The delimiter characters may not be required if you're not using flags. Flags are used to modify the behaviour of the RE, such as setting it to ignore case, or extend over multiple lines.

e.g. if you wanted to accommodate both upper and lowercase letter A, you could use:

[Aa].*[0-9]+\.txt

or:

/a.*[0-9]+\.txt/i

where i is a flag to ignore case.

(To use this RE to list files, we'd need to install and use the grep command line tool or similar, but that's beyond the scope of our current needs.)

The pain with RE's is that there are many flavours of them, FiltaQuilla says it uses a specific Mozilla in-house RE library.

https://developer.mozilla.org/en-US/docs/Web/JavaScript/Reference/Global_Objects/RegExp

In broad terms, these are consistent with the POSIX variant of REs.

Modified by Zenos

more options

re: One thing you mentioned that is different is that when you "hover", your link appears. That doesn't happen here.

I sent an email with words 'My Website' in the body content, which actually show my website link in the bottom status bar when you hover over those words. In this instance, I'm currently viewing the 'Sent' email copy or the Received email to myself in the 'Inbox', not the new Write message prior to sending.

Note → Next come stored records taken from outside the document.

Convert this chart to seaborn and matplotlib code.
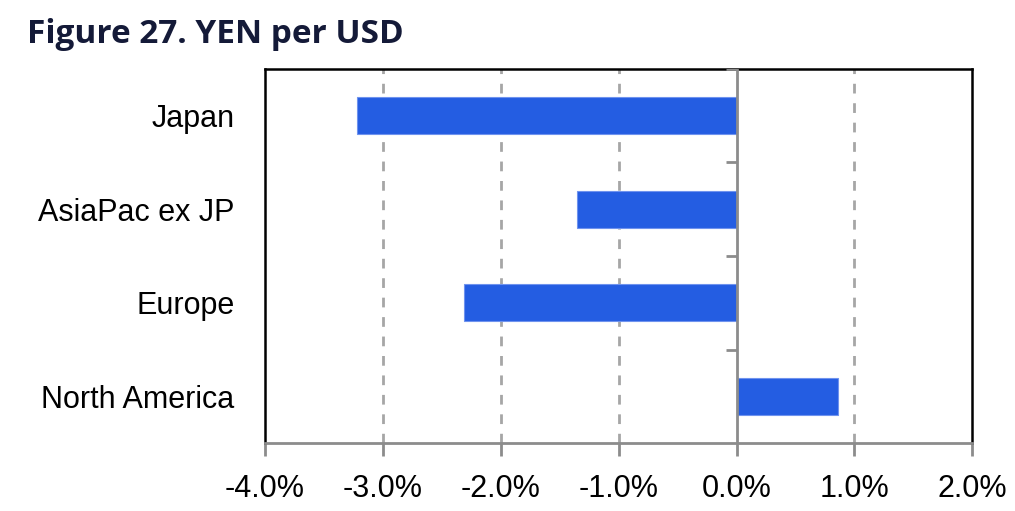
import numpy as np
import pandas as pd
import seaborn as sns
import matplotlib.pyplot as plt
from matplotlib import font_manager
from matplotlib.ticker import FuncFormatter

# Chart data (percent change)
regions = ["Japan", "AsiaPac ex JP", "Europe", "North America"]
changes = [-3.22, -1.35, -2.31, 0.86]
x_ticks = [-4, -3, -2, -1, 0, 1, 2]

df = pd.DataFrame({"Region": regions, "Change": changes})

sns.set_style("white")

installed = {f.name for f in font_manager.fontManager.ttflist}
narrow = "Liberation Sans Narrow" if "Liberation Sans Narrow" in installed else "Liberation Sans"
plt.rcParams["font.family"] = [narrow, "DejaVu Sans"]

fig = plt.figure(figsize=(10.15, 5.11), dpi=100)
ax = fig.add_axes([0.261, 0.133, 0.697, 0.732])

# dashed gridlines behind bars
for t in x_ticks[1:-1]:
    if t != 0:
        ax.axvline(t, color="#a6a6a6", lw=2, ls=(0, (3.5, 3.5)), zorder=0)

sns.barplot(data=df, x="Change", y="Region", orient="h", color="#245de2",
            width=0.4, saturation=1, edgecolor="#6f93ee", linewidth=0.8, ax=ax, zorder=2)

# zero line with category separators
ax.axvline(0, color="#8c8c8c", lw=2, zorder=3)
bounds = np.arange(len(regions) + 1) - 0.5
ax.hlines(bounds[:-1], -0.09, 0, color="#8c8c8c", lw=2, zorder=3)

ax.set_xlim(-4, 2)
ax.set_ylim(len(regions) - 0.5, -0.5)
ax.set_xticks(x_ticks)
ax.xaxis.set_major_formatter(FuncFormatter(lambda v, p: f"{v:.1f}%"))
ax.set_xlabel("")
ax.set_ylabel("")

fsize = 24 if narrow == "Liberation Sans Narrow" else 22
ax.tick_params(axis="x", length=9, width=2, color="#8c8c8c", pad=13,
               labelsize=fsize, labelcolor="black", bottom=True)
ax.tick_params(axis="y", length=0, pad=22, labelsize=fsize, labelcolor="black")

for side in ["left", "top", "right"]:
    ax.spines[side].set_color("black")
    ax.spines[side].set_linewidth(1.8)
ax.spines["bottom"].set_color("#8c8c8c")
ax.spines["bottom"].set_linewidth(2)

fig.text(0.027, 0.932, "Figure 27. YEN per USD", fontsize=24, fontweight="bold",
         color="#141a38", family=["Open Sans", "DejaVu Sans"], va="center", ha="left")

fig.savefig("out.png", dpi=100)
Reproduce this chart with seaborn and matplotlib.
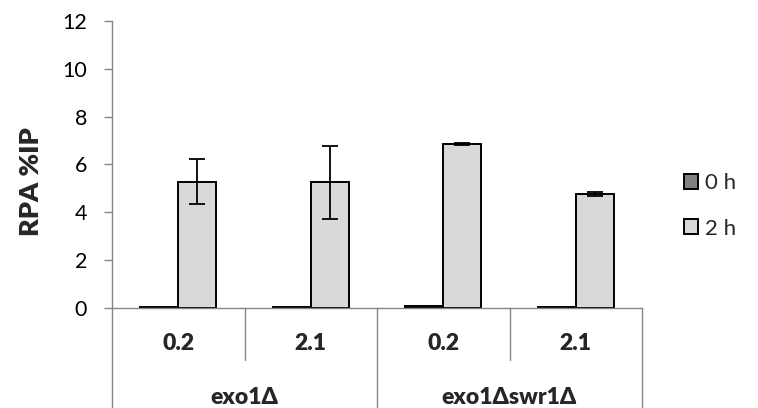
import matplotlib
matplotlib.use("Agg")
import matplotlib.pyplot as plt
import matplotlib.patches as mpatches
from matplotlib.transforms import blended_transform_factory
import numpy as np
import pandas as pd
import seaborn as sns

# ChIP of RPA at two distances from the break, in two strains
strains = ["exo1Δ", "exo1Δ", "exo1Δswr1Δ", "exo1Δswr1Δ"]
sites = ["0.2", "2.1", "0.2", "2.1"]
times = ["0 h", "2 h"]
rpa_0h = [0.06, 0.05, 0.08, 0.06]
rpa_2h = [5.28, 5.26, 6.85, 4.77]
err_0h = [0.0, 0.0, 0.0, 0.0]
err_2h = [0.95, 1.52, 0.03, 0.07]
y_ticks = [0, 2, 4, 6, 8, 10, 12]

slots = [f"{g}|{s}" for g, s in zip(strains, sites)]
df = pd.DataFrame({
    "slot": slots * 2,
    "time": [times[0]] * 4 + [times[1]] * 4,
    "rpa": rpa_0h + rpa_2h,
})
errors = {times[0]: err_0h, times[1]: err_2h}
values = {times[0]: rpa_0h, times[1]: rpa_2h}

sns.set_style("white")
plt.rcParams["font.family"] = ["Lato", "DejaVu Sans"]

AXIS_GREY = "#868686"
BOLD = "heavy"
fig = plt.figure(figsize=(7.58, 4.08), dpi=100)
ax = fig.add_axes([112 / 758, 100 / 408, 530 / 758, 287 / 408])

palette = {"0 h": "#808080", "2 h": "#d9d9d9"}
sns.barplot(data=df, x="slot", y="rpa", hue="time", order=slots,
            hue_order=times, palette=palette, edgecolor="black",
            linewidth=1.4, width=0.575, errorbar=None, ax=ax, legend=False)

# error bars centred on the drawn bars
for t, cont in zip(times, ax.containers):
    xs = [p.get_x() + p.get_width() / 2 for p in cont.patches]
    errs = errors[t]
    if any(e > 0 for e in errs):
        ax.errorbar(xs, values[t], yerr=errs, fmt="none", ecolor="black",
                    elinewidth=1.3, capsize=5.5, capthick=1.3, zorder=5)

ax.set_xlim(-0.5, 3.5)
ax.set_ylim(0, 12)
ax.set_yticks(y_ticks)
ax.set_xticks([])
ax.set_xlabel("")
ax.set_ylabel("")
ax.tick_params(axis="y", which="major", left=True, length=6, width=1,
               color=AXIS_GREY, labelsize=15.5, pad=12, labelcolor="black")
for side in ["top", "right"]:
    ax.spines[side].set_visible(False)
for side in ["left", "bottom"]:
    ax.spines[side].set_color(AXIS_GREY)
    ax.spines[side].set_linewidth(1.0)

# two-level category axis drawn as a table under the plot
trans = blended_transform_factory(ax.transData, ax.transAxes)
full_bottom = -100 / 287
short_bottom = -52 / 287
for xpos, bottom in [(-0.5, full_bottom), (0.5, short_bottom),
                     (1.5, full_bottom), (2.5, short_bottom),
                     (3.5, full_bottom)]:
    ax.plot([xpos, xpos], [0, bottom], transform=trans, color=AXIS_GREY,
            lw=1.0, clip_on=False)
for i, s in enumerate(sites):
    ax.text(i, -35 / 287, s, transform=trans, ha="center", va="center",
            fontsize=16.5, fontweight=BOLD)
for label, centre in [(strains[0], 0.5), (strains[2], 2.5)]:
    ax.text(centre, -89 / 287, label, transform=trans, ha="center",
            va="center", fontsize=16.5, fontweight=BOLD)

fig.text(31 / 758, 1 - 182 / 408, "RPA %IP", rotation=90, ha="center",
         va="center", fontsize=19.5, fontweight=BOLD)

handles = [mpatches.Patch(facecolor=palette[t], edgecolor="black",
                          linewidth=1.4) for t in times]
fig.legend(handles, times, loc="upper left", frameon=False,
           bbox_to_anchor=(684 / 758, 1 - 173 / 408),
           bbox_transform=fig.transFigure, borderpad=0, borderaxespad=0,
           handlelength=0.65, handleheight=0.65, handletextpad=0.3,
           labelspacing=1.15, fontsize=16)

fig.savefig("out.png", dpi=100)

Are you saying that your received email with eg: The link visible to the reader might be "Click Here"; but when you hover the mouse pointer over 'Click here', there is no actual link eg: http:// www. etc shown in the bottom status bar?

more options

I can confirm that if I 'forward' or 'Reply' to myself using the email I created with the 'My website' link and do not reenter that link in the email content, then the filter will not pick it up as the link is not in the body of the email but in the appended email area. So if you are testing the filter by Replying/forwarding one of those emails to yourself, then it may not get picked up.